Tuesday, July 16, 2024
HomecommentMark's History: The tannery, 'Far Pasture' and the footpath at risk

Mark’s History: The tannery, ‘Far Pasture’ and the footpath at risk

Words & photos: Mark Stevenson

In 1845 this part of Henconner Lane/Poplar Way was a bit like a Victorian version of an industrial estate as it was made up of shops, yards and a farm.

Across the way where Leeds Bacon is, there was a tannery – so it may have been a bit of a smelly place to live.

All the land you can see in the above picture (inside the yellow line) was owned by Greenup (no first name given, just ‘executors of Greenup’), he/she also owned the land that is now Longfield Drive and half the cricket pitch in Rodley.

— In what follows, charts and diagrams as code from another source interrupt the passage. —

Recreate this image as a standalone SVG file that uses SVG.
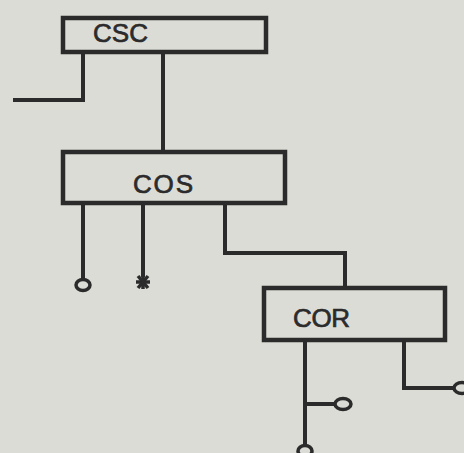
<svg xmlns="http://www.w3.org/2000/svg" width="464" height="453" viewBox="0 0 464 453">
  <style>
    .box { fill: none; stroke: #2b2b2b; stroke-width: 4.5; }
    .ln { fill: none; stroke: #2b2b2b; stroke-width: 4; stroke-linejoin: miter; }
    .term { fill: none; stroke: #2b2b2b; stroke-width: 3.5; }
    .lbl { font-family: "Liberation Sans", Arial, sans-serif; font-size: 26px; fill: #2b2b2b; stroke: #2b2b2b; stroke-width: 0.7; }
  </style>
  <rect x="0" y="0" width="464" height="453" fill="#dcdcd6"/>
  <g id="connectors">
    <polyline class="ln" points="83,52 83,100 13,100"/>
    <line class="ln" x1="163" y1="52" x2="163" y2="152"/>
    <line class="ln" x1="83" y1="203" x2="83" y2="279"/>
    <line class="ln" x1="143" y1="203" x2="143" y2="277"/>
    <polyline class="ln" points="225,203 225,253 345,253 345,288"/>
    <line class="ln" x1="305" y1="340" x2="305" y2="445"/>
    <line class="ln" x1="305" y1="404" x2="335" y2="404"/>
    <polyline class="ln" points="404,340 404,388 454,388"/>
    <ellipse class="term" cx="83" cy="285" rx="7" ry="5.5"/>
    <g stroke="#2b2b2b" stroke-width="3.5">
      <line x1="136" y1="282" x2="150" y2="282"/>
      <line x1="138" y1="276" x2="148" y2="288"/>
      <line x1="148" y1="276" x2="138" y2="288"/>
      <line x1="143" y1="275" x2="143" y2="289"/>
    </g>
    <ellipse class="term" cx="343" cy="404" rx="8" ry="5.5"/>
    <ellipse class="term" cx="462" cy="388" rx="8" ry="5.5"/>
    <ellipse class="term" cx="305" cy="451" rx="7" ry="5.5"/>
  </g>
  <g id="CSC">
    <rect class="box" x="63" y="18" width="203" height="34"/>
    <text class="lbl" x="93" y="42" textLength="55">CSC</text>
  </g>
  <g id="COS">
    <rect class="box" x="63" y="152" width="222" height="51"/>
    <text class="lbl" x="133" y="193" textLength="60">COS</text>
  </g>
  <g id="COR">
    <rect class="box" x="264" y="288" width="181" height="52"/>
    <text class="lbl" x="293" y="327" textLength="57">COR</text>
  </g>
</svg>
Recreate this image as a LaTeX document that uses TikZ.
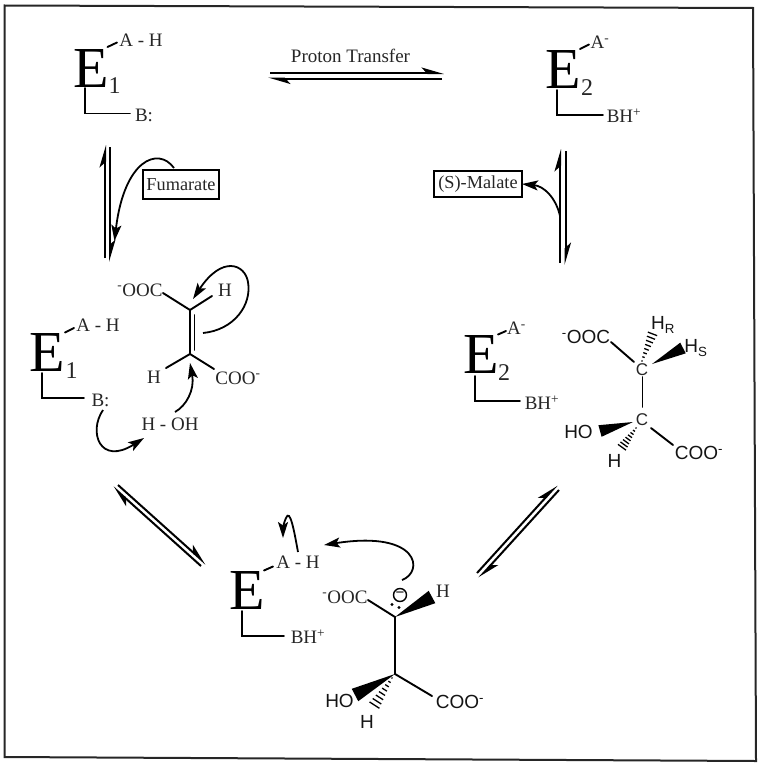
\documentclass[tikz,border=0pt]{standalone}
\usepackage{fontspec}
\setmainfont{Liberation Serif}
\newfontfamily\chemsans{Liberation Sans}
\usetikzlibrary{arrows.meta,calc}
\tikzset{
  lbl/.style={inner sep=0pt,outer sep=0pt,font=\fontsize{19}{21}\selectfont,text=black!85},
  sans/.style={inner sep=0pt,outer sep=0pt,font=\fontsize{19}{21}\selectfont\chemsans,text=black!92},
  subh/.style={inner sep=0pt,outer sep=0pt,font=\fontsize{17}{19}\selectfont\chemsans,text=black!85},
  bigE/.style={inner sep=0pt,outer sep=0pt,font=\fontsize{58}{60}\selectfont},
  subnum/.style={inner sep=0pt,outer sep=0pt,font=\fontsize{24}{26}\selectfont,text=black!85},
  boxed/.style={draw,line width=2pt,inner sep=0pt,outer sep=0pt,font=\fontsize{18.3}{21}\selectfont,text=black!85},
  bond/.style={line width=1.9pt,line cap=round},
  eqA/.style={line width=2pt,-{Stealth[harpoon,length=19pt,width=11pt,inset=5pt]}},
  curly/.style={line width=1.8pt,-{Stealth[length=16pt,width=10pt,inset=3.5pt]}},
}
\newcommand{\wedgebond}[3]{\fill[black] (#1) -- ($(#2)!#3!90:(#1)$) -- ($(#2)!#3!-90:(#1)$) -- cycle;}
\newcommand{\hashbond}[3]{%
  \foreach \t in {0,0.125,...,1.01}{%
    \coordinate (hp) at ($(#1)!\t!(#2)$);
    \pgfmathsetmacro{\hw}{0.6+\t*#3}
    \draw[line width=1.3pt] ($(hp)!\hw pt!90:(#2)$) -- ($(hp)!\hw pt!-90:(#2)$);
  }}
\begin{document}
\begin{tikzpicture}[x=1pt,y=-1pt]
\useasboundingbox (0,0) rectangle (758,768);
\coordinate (f1) at (4.5,5.5); \coordinate (f2) at (753,8); \coordinate (f3) at (756,761); \coordinate (f4) at (4.5,757);
\draw[line width=2pt,black!85] (f1) -- (f2) -- (f3) -- (f4) -- cycle;

% ---------- E1 top
\node[bigE] (e1t) at (91,69) {E};
\node[subnum] (e1tn) at (114.5,86) {1};
\node[lbl] (e1ta) at (141,40) {A - H};
\node[lbl] (e1tb) at (144,115.5) {B:};
\coordinate (e1tb1) at (107.5,47); \coordinate (e1tb2) at (117,42.5);
\draw[bond] (e1tb1) -- (e1tb2);
\coordinate (e1tc1) at (85,88); \coordinate (e1tc2) at (85,113.5); \coordinate (e1tc3) at (130,113.5);
\draw[bond] (e1tc1) -- (e1tc2) -- (e1tc3);

% ---------- E2 top
\node[bigE] (e2t) at (563,70) {E};
\node[subnum] (e2tn) at (587,88) {2};
\node[lbl] (e2ta) at (600,42) {A\textsuperscript{-}};
\node[lbl] (e2tb) at (624,116) {BH\textsuperscript{+}};
\coordinate (e2tb1) at (580,49); \coordinate (e2tb2) at (589,44.5);
\draw[bond] (e2tb1) -- (e2tb2);
\coordinate (e2tc1) at (557,90); \coordinate (e2tc2) at (557,115); \coordinate (e2tc3) at (603,115);
\draw[bond] (e2tc1) -- (e2tc2) -- (e2tc3);

% ---------- proton transfer
\node[lbl] (pt) at (350.5,56) {Proton Transfer};
\coordinate (pa1) at (270,73); \coordinate (pa2) at (444,73);
\coordinate (pb1) at (442,78.5); \coordinate (pb2) at (268,78.5);
\draw[eqA] (pa1) -- (pa2);
\draw[eqA] (pb1) -- (pb2);

% ---------- left vertical
\coordinate (la1) at (105,258); \coordinate (la2) at (105,145);
\coordinate (lb1) at (110,147); \coordinate (lb2) at (110,262);
\draw[eqA] (la1) -- (la2);
\draw[eqA] (lb1) -- (lb2);
\node[boxed,minimum width=76pt,minimum height=29pt] (fum) at (181,184.5) {Fumarate};
\coordinate (fumS) at (174,168);
\coordinate (fumT) at (114.5,241);
\draw[curly] (fumS) .. controls (158,146) and (124,160) .. (fumT);

% ---------- right vertical
\coordinate (ra1) at (560,263); \coordinate (ra2) at (560,149);
\coordinate (rb1) at (565.5,151); \coordinate (rb2) at (565.5,265);
\draw[eqA] (ra1) -- (ra2);
\draw[eqA] (rb1) -- (rb2);
\node[boxed,minimum width=88pt,minimum height=26pt] (mal) at (478,184) {(S)-Malate};
\coordinate (malS) at (560,216);
\draw[curly] (malS) .. controls (556,198) and (544,186) .. (mal.east);

% ---------- E1 + fumarate
\node[bigE] (e1m) at (47.5,353) {E};
\node[subnum] (e1mn) at (71.5,371) {1};
\node[lbl] (e1ma) at (98,325) {A - H};
\node[lbl] (e1mb) at (100.5,400) {B:};
\coordinate (e1mb1) at (65,332.5); \coordinate (e1mb2) at (74,328);
\draw[bond] (e1mb1) -- (e1mb2);
\coordinate (e1mc1) at (42,373); \coordinate (e1mc2) at (42,398); \coordinate (e1mc3) at (84,398);
\draw[bond] (e1mc1) -- (e1mc2) -- (e1mc3);
\node[lbl] (fo) at (140,290) {\textsuperscript{-}OOC};
\node[lbl] (fh1) at (225,290) {H};
\node[lbl] (fh2) at (154,377) {H};
\node[lbl] (fc) at (238,378) {COO\textsuperscript{-}};
\node[lbl] (hoh) at (170,424) {H - OH};
\coordinate (fc1) at (190,310); \coordinate (fc2) at (190,354);
\coordinate (fd1) at (194.5,315); \coordinate (fd2) at (194.5,350);
\coordinate (fo1) at (163,293); \coordinate (fh1b) at (212,296);
\coordinate (fh2b) at (166,368); \coordinate (fcb) at (214,369);
\draw[bond] (fo1) -- (fc1) -- (fh1b);
\draw[bond] (fh2b) -- (fc2) -- (fcb);
\draw[bond] (fc1) -- (fc2);
\draw[bond] (fd1) -- (fd2);
\coordinate (c1s) at (203,333); \coordinate (c1t) at (193,299);
\draw[curly] (c1s) .. controls (234,330) and (252,305) .. (248,282) .. controls (245,264) and (222,255) .. (c1t);
\coordinate (c2s) at (175,412); \coordinate (c2t) at (190,363);
\draw[curly] (c2s) .. controls (186,406) and (195,390) .. (c2t);
\coordinate (c3s) at (103,410); \coordinate (c3t) at (144,438);
\draw[curly] (c3s) .. controls (88,432) and (100,466) .. (c3t);

% ---------- E2 + malate
\node[bigE] (e2m) at (481,355) {E};
\node[subnum] (e2mn) at (504,373) {2};
\node[lbl] (e2ma) at (516.5,328) {A\textsuperscript{-}};
\node[lbl] (e2mb) at (542,403) {BH\textsuperscript{+}};
\coordinate (e2mb1) at (498,334.5); \coordinate (e2mb2) at (506,331);
\draw[bond] (e2mb1) -- (e2mb2);
\coordinate (e2mc1) at (475,376); \coordinate (e2mc2) at (475,401); \coordinate (e2mc3) at (520,401);
\draw[bond] (e2mc1) -- (e2mc2) -- (e2mc3);
\node[sans] (mo) at (586,337) {\textsuperscript{-}OOC};
\node[subh] (mc1) at (642,369.5) {C};
\node[subh] (mc2) at (642,420) {C};
\node[sans] (mhr) at (663,325) {H\textsubscript{R}};
\node[sans] (mhs) at (696,348) {H\textsubscript{S}};
\node[sans] (mho) at (578.5,432) {HO};
\node[sans] (mh) at (614.5,461) {H};
\node[sans] (mc) at (699,453) {COO\textsuperscript{-}};
\coordinate (mob) at (611,342); \coordinate (mc1b) at (634,362);
\draw[bond] (mob) -- (mc1b);
\coordinate (mm1) at (642.5,377); \coordinate (mm2) at (642.5,407);
\draw[bond] (mm1) -- (mm2);
\coordinate (mcb1) at (651,428); \coordinate (mcb2) at (673,445);
\draw[bond] (mcb1) -- (mcb2);
\coordinate (mw1) at (652,364); \coordinate (mw2) at (683,348);
\wedgebond{mw1}{mw2}{6pt}
\coordinate (mw3) at (633,422); \coordinate (mw4) at (600,431);
\wedgebond{mw3}{mw4}{6pt}
\coordinate (mh1) at (642,361); \coordinate (mh2) at (654,330);
\hashbond{mh1}{mh2}{5}
\coordinate (mh3) at (636,428); \coordinate (mh4) at (620,450);
\hashbond{mh3}{mh4}{5}

% ---------- E + carbanion
\node[bigE] (em) at (247,591) {E};
\node[lbl] (ema) at (298,562) {A - H};
\node[lbl] (emb) at (308,637) {BH\textsuperscript{+}};
\coordinate (emb1) at (264,570.5); \coordinate (emb2) at (273,566.5);
\draw[bond] (emb1) -- (emb2);
\coordinate (emc1) at (242,611); \coordinate (emc2) at (242,636); \coordinate (emc3) at (284,636);
\draw[bond] (emc1) -- (emc2) -- (emc3);
\node[lbl] (co) at (345,597) {\textsuperscript{-}OOC};
\node[lbl] (ch) at (443,591) {H};
\node[sans] (cho) at (339.5,701) {HO};
\node[sans] (chh) at (367,722) {H};
\node[sans] (cc) at (460,702) {COO\textsuperscript{-}};
\node[circle,draw,line width=1.4pt,minimum size=13pt,inner sep=0pt,font=\fontsize{15}{15}\selectfont\chemsans] (minus) at (400,595) {−};
\fill (392,604.5) circle (1.7pt) coordinate (d1);
\fill (399,607.5) circle (1.7pt) coordinate (d2);
\coordinate (cc1) at (395,617); \coordinate (cc2) at (395,674);
\coordinate (cob) at (368,600); \coordinate (ccb) at (432,696);
\draw[bond] (cob) -- (cc1) -- (cc2) -- (ccb);
\coordinate (cw1) at (432,597); \coordinate (cw2) at (355,695);
\wedgebond{cc1}{cw1}{7pt}
\wedgebond{cc2}{cw2}{7pt}
\coordinate (chh1) at (392,678); \coordinate (chh2) at (372,709);
\hashbond{chh1}{chh2}{6}
\coordinate (c4s) at (402,580); \coordinate (c4t) at (324,545);
\draw[curly] (c4s) .. controls (424,572) and (420,530) .. (c4t);
\coordinate (c5s) at (298,552); \coordinate (c5t) at (283,538);
\draw[curly] (c5s) .. controls (294,530) and (290,508) .. (286,518) .. controls (284,522) and (283,528) .. (c5t);

% ---------- diagonal equilibria
\coordinate (da1) at (118,485); \coordinate (da2) at (206,564);
\coordinate (db1) at (201,566); \coordinate (db2) at (113,487);
\draw[eqA] (da1) -- (da2);
\draw[eqA] (db1) -- (db2);
\coordinate (ga1) at (477,573); \coordinate (ga2) at (557,485);
\coordinate (gb1) at (559,490); \coordinate (gb2) at (479,578);
\draw[eqA] (ga1) -- (ga2);
\draw[eqA] (gb1) -- (gb2);
\end{tikzpicture}
\end{document}
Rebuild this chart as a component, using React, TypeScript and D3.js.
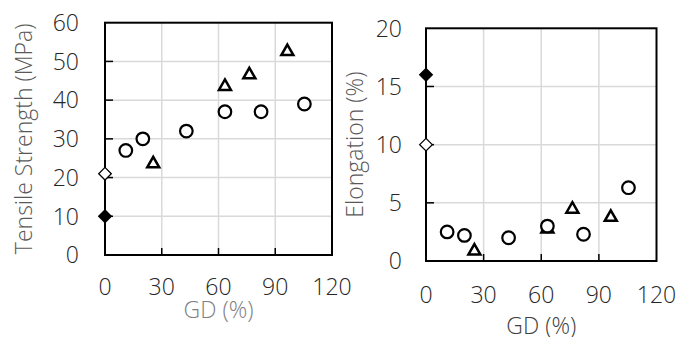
import React from "react";
import * as d3 from "d3";

// ---------- data ----------
const tsCircleGD = [11, 20, 43, 63.4, 82.5, 105.4];
const tsCircleVal = [27, 30, 32, 37, 37, 39];
const tsTriGD = [25.5, 63.4, 76.3, 96.4];
const tsTriVal = [24, 44, 47, 53];
const tsDiamondOpen = [[0, 21]];
const tsDiamondFilled = [[0, 10]];

const elCircleGD = [11, 20, 43, 63.2, 82, 105.4];
const elCircleVal = [2.5, 2.2, 2.0, 3.0, 2.3, 6.3];
const elTriGD = [25.2, 63.2, 76.2, 96.2];
const elTriVal = [1.0, 2.9, 4.6, 3.9];
const elDiamondOpen = [[0, 10]];
const elDiamondFilled = [[0, 16]];

const xTicks = [0, 30, 60, 90, 120];
const tsTicks = [0, 10, 20, 30, 40, 50, 60];
const elTicks = [0, 5, 10, 15, 20];

const FONT = "'Open Sans', sans-serif";
const FS = 23;

type PanelProps = {
  x0: number; x1: number; y0: number; y1: number;
  yMax: number; yTicks: number[];
  circles: [number[], number[]]; tris: [number[], number[]];
  dOpen: number[][]; dFilled: number[][];
  yTitle: string; yTitleX: number; yLabelX: number;
  xLabelY: number; xTitleY: number; xTitleColor: string;
};

function Panel(p: PanelProps) {
  const x = d3.scaleLinear().domain([0, 120]).range([p.x0, p.x1]);
  const y = d3.scaleLinear().domain([0, p.yMax]).range([p.y0, p.y1]);
  const grid = "#d9d9d9";
  const tri = (cx: number, cy: number) => {
    const w = 6, h = 10.5;
    return `M${cx},${cy - h / 2}L${cx + w},${cy + h / 2}L${cx - w},${cy + h / 2}Z`;
  };
  const dia = (cx: number, cy: number) => {
    const r = 6.3;
    return `M${cx},${cy - r}L${cx + r},${cy}L${cx},${cy + r}L${cx - r},${cy}Z`;
  };
  const midY = (p.y0 + p.y1) / 2;
  return (
    <g>
      {xTicks.slice(1, -1).map((t) => (
        <line key={"gx" + t} x1={x(t)} x2={x(t)} y1={p.y0} y2={p.y1} stroke={grid} strokeWidth={1.5} />
      ))}
      {p.yTicks.slice(1, -1).map((t) => (
        <line key={"gy" + t} x1={p.x0} x2={p.x1} y1={y(t)} y2={y(t)} stroke={grid} strokeWidth={1.5} />
      ))}
      {xTicks.slice(1, -1).map((t) => (
        <line key={"tx" + t} x1={x(t)} x2={x(t)} y1={p.y0} y2={p.y0 - 7} stroke="#000" strokeWidth={1.5} />
      ))}
      {p.yTicks.slice(1, -1).map((t) => (
        <line key={"ty" + t} x1={p.x0} x2={p.x0 + 8} y1={y(t)} y2={y(t)} stroke="#000" strokeWidth={1.5} />
      ))}
      <rect x={p.x0} y={p.y1} width={p.x1 - p.x0} height={p.y0 - p.y1} fill="none" stroke="#000" strokeWidth={2} />
      {p.yTicks.map((t) => (
        <text key={"yl" + t} x={p.yLabelX} y={y(t)} dy="0.36em" textAnchor="end" fontSize={FS} fontWeight={300} fill="#262626" fontFamily={FONT}>{t}</text>
      ))}
      {xTicks.map((t) => (
        <text key={"xl" + t} x={x(t)} y={p.xLabelY} textAnchor="middle" fontSize={FS} fontWeight={300} fill="#262626" fontFamily={FONT}>{t}</text>
      ))}
      <text transform={`translate(${p.yTitleX},${midY}) rotate(-90)`} textAnchor="middle" dy="0.36em" fontSize={FS} fontWeight={300} fill="#595959" fontFamily={FONT}>{p.yTitle}</text>
      <text x={(p.x0 + p.x1) / 2} y={p.xTitleY} textAnchor="middle" fontSize={FS} fontWeight={300} fill={p.xTitleColor} fontFamily={FONT}>GD (%)</text>
      {p.tris[0].map((g, i) => (
        <path key={"t" + i} d={tri(x(g), y(p.tris[1][i]))} fill="#fff" stroke="#000" strokeWidth={2.5} strokeLinejoin="miter" />
      ))}
      {p.circles[0].map((g, i) => (
        <circle key={"c" + i} cx={x(g)} cy={y(p.circles[1][i])} r={6.3} fill="#fff" stroke="#000" strokeWidth={2.2} />
      ))}
      {p.dOpen.map((d, i) => (
        <path key={"do" + i} d={dia(x(d[0]), y(d[1]))} fill="#fff" stroke="#000" strokeWidth={1.3} />
      ))}
      {p.dFilled.map((d, i) => (
        <path key={"df" + i} d={dia(x(d[0]), y(d[1]))} fill="#000" stroke="#000" strokeWidth={1.3} />
      ))}
    </g>
  );
}

export default function App() {
  return (
    <svg width={677} height={337} style={{ position: "absolute", left: 0, top: 0, background: "#fff" }}>
      <rect width={677} height={337} fill="#fff" />
      <Panel x0={105} x1={332} y0={255} y1={22.7} yMax={60} yTicks={tsTicks}
        circles={[tsCircleGD, tsCircleVal]} tris={[tsTriGD, tsTriVal]}
        dOpen={tsDiamondOpen} dFilled={tsDiamondFilled}
        yTitle="Tensile Strength (MPa)" yTitleX={24} yLabelX={79}
        xLabelY={295} xTitleY={318} xTitleColor="#7f7f7f" />
      <Panel x0={426} x1={656.5} y0={261} y1={28.3} yMax={20} yTicks={elTicks}
        circles={[elCircleGD, elCircleVal]} tris={[elTriGD, elTriVal]}
        dOpen={elDiamondOpen} dFilled={elDiamondFilled}
        yTitle="Elongation (%)" yTitleX={355} yLabelX={402}
        xLabelY={303} xTitleY={334} xTitleColor="#404040" />
    </svg>
  );
}
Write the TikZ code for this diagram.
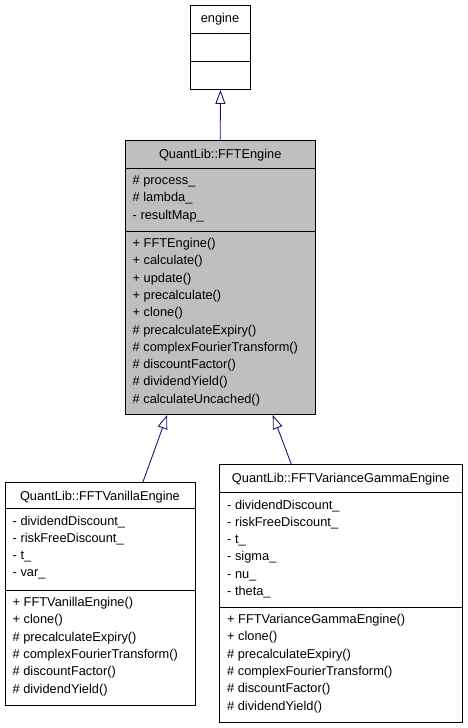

The land Greenup owned in Bramley was occupied by Hannah Wilson (born 1781) and her two daughters Martha and Ann, who were both born in 1821 so may have been twins? Both Martha and Ann were stuff weavers.

Site of Hannah’s home in the 1840s. The tannery was just over the road. Photo: Mark Stevenson

I’m not sure if Hannah actually farmed the land she rented, as it does not give her occupation. With field names like Stack-Garth (a regional alternative of stack-yard, an enclosure close to a farm where hay, corn and the like might be stacked) and Far Pasture she may well have.

The footpath you can see in the above picture is part of the “at-risk footpaths” that need to be registered if you don’t want to lose them in the future. The railway tunnel dates from around the 1840s and has people’s names carved into it.

Footpath at risk. Photo: Mark Stevenson.

I assume the names are of local kids from the 60/70’s. Do you recognise your name?


  1. I didn’t realise this footpath was at risk. The bridge is what used to be called an “Occupation bridge” to allow the landowner or farmer access to the land taken over by the railway company. The land where the Poplar, estate now stands was farmland prior to the 1960’s, rhubarb was a common crop in the area.